每日清晨五点半,巷子便开始苏醒。第一声总是卖豆浆老王的吆喝,“豆——— 浆——— ”尾音拖得老长,像把夜色最后一点朦胧也扯破了。接着是各家的开门声,吱呀吱呀,此起彼伏。
白日的巷子要安静些。但仔细听,依然热闹。九点过后,邮递员小赵的自行车铃会清脆地响三声,这是他给三号院的刘奶奶送报纸的信号。刘奶奶耳背,独居,小赵便想了这个法子。接着是卖豆腐的梆子声,“梆、梆、梆”,不紧不慢。卖豆腐的是个中年女人,大家都叫她豆腐西施,其实她并不美,只是笑起来特别暖。她的梆子声有个特点,在五号院门口总会多响两下,因为那家有个卧床的老人爱吃她做的豆腐脑儿。
午后两点,是巷子最慵懒的时辰。这时能听见评书声,从各个敞开的窗子里飘出来,混在一起,成了独特的和声。王大爷家的《三国演义》,赵阿姨家的《隋唐演义》,还有不知谁家的京戏《霸王别姬》,都在巷子上空飘着,却不觉得吵,反而有种奇异的和谐。
黄昏的声音最丰富。放学孩子的笑闹声,下班归来的自行车铃声,厨房里炒菜的刺啦声,还有各家呼唤吃饭的喊声,这些声音在暮色里搅拌在一起,熬成一锅叫作“家”的粥。有时候大家搬出小凳在巷子里聊天,棋子落盘的声音,还有低低的谈话声,让整条巷子变成了一间没有屋顶的大客厅。
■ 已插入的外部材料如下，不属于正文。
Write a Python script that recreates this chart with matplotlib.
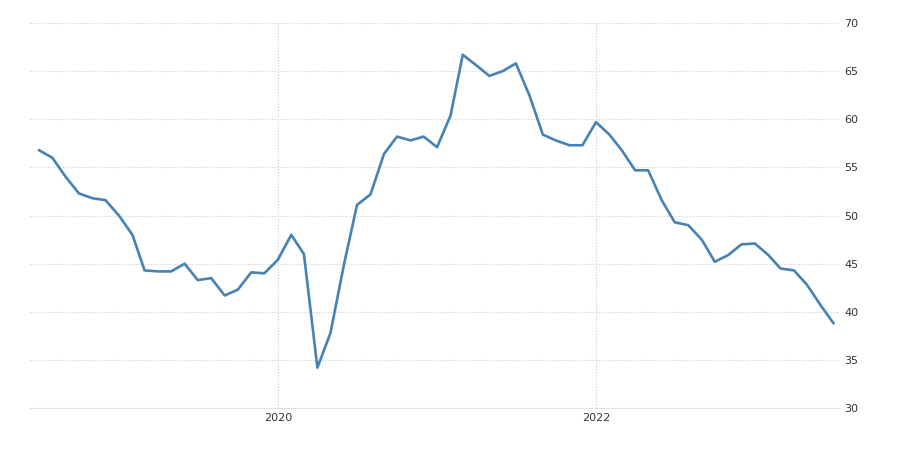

夜深了,声音渐渐稀了。只有更夫老周的打更声还准时响起,其实早就不需要打更了,可巷子里的人都说,听不见那“笃、笃、笃”的三声,就睡不踏实,老周又没有别的活计,大伙便凑了些钱,让老周继续打更,老周的更声有种魔力,能把人心里最后一点焦躁都抚平。
前些日子,巷口贴了拆迁通知。大家聚在槐树下议论,声音都比平时高了三分,有人激动,有人悲伤。我突然明白,我记录的这些声音,其实是一条巷子的心跳。当推土机来的那天,这些心跳都会停止。但它们会留在某个地方,在某个相似的清晨或黄昏,突然响起,提醒着曾经有这样一条巷子,用它的声音,温暖过一个个平凡的日子。